En effet, encore une fois, c’est l’après-Assad qui pose problème aujourd’hui, à tous les acteurs du conflit syrien. Aucun de ces acteurs, puissances internationales comprises, n’est en mesure d’offrir, sans une intervention extérieure à l’irakienne ou à la libyenne, la victoire à son partenaire dans le conflit syrien. Ni Moscou ne peut permettre une victoire nette d’Assad, ni le camp adverse ne peut permettre à l’Opposition de l’emporter militairement. Sans une intervention extérieure, toujours peu probable aujourd’hui, pour les mêmes raisons d’ailleurs, la guerre risque de durer plus longtemps. Il s’agit donc pour les partenaires extérieurs des deux camps d’entretenir chez eux une capacité de résistance minimale, car la victoire de l’un ou l’autre de ces deux camps devient, politiquement surtout, clairement impossible. Progressivement, la guerre devient si difficile à supporter pour les deux belligérants, simultanément, qu’il leur sera inévitable de passer à la phase du dialogue politique, une phase qui permettrait aux acteurs extérieurs d’encaisser leurs gains espérés.
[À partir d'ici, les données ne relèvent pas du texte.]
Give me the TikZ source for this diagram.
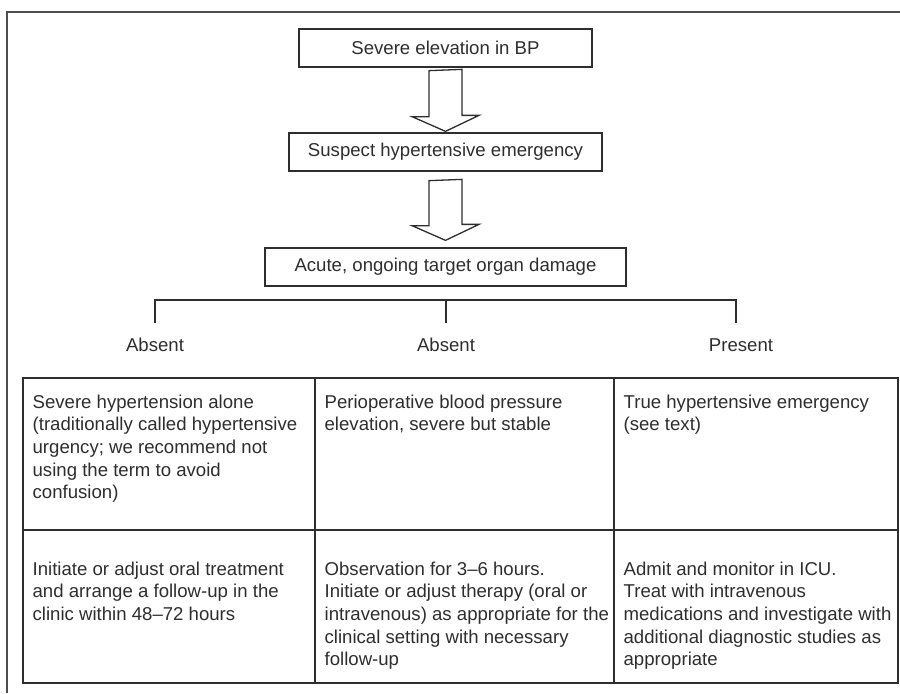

Ainsi, pour Moscou, Assad n’est plus un partenaire viable à terme, mais c’est un partenaire nécessaire encore aujourd’hui. Pour Washington et ses alliés occidentaux surtout, l’Opposition, nécessaire aujourd’hui, dans ses diverses composantes y compris ses factions djihadistes, n’est pas non plus incontournable, dans sa formulation actuelle, dans l’après-Assad. Les deux parties semblent d’accord pour garder, entre leurs mains, leurs outils d’action et d’influence en Syrie : le régime Assad pour l’une et l’Opposition pour l’autre. Les deux parties entretiennent donc, par pragmatisme, la capacité de résistance et de combat de leurs partenaires sur le champ de bataille, sans aller jusqu’à leur offrir les moyens de vaincre l’adversaire. Les deux parties savent que l’élaboration d’un système politique viable et capable de gouverner la Syrie actuelle dans l’après-Assad est toujours improbable. Toutes deux sont conscientes aussi que Moscou a une longueur d’avance sur ce dossier, et que Vladimir Poutine sera le personnage incontournable dans tout arrangement futur en Syrie. Paris et Washington savent qu’ils ne peuvent provoquer un réel changement sur le terrain militaire qui vit, comme les scènes diplomatique et politique, un blocage évident, Ils prennent conscience que, dans la crise syrienne, tous les chemins mènent à Moscou.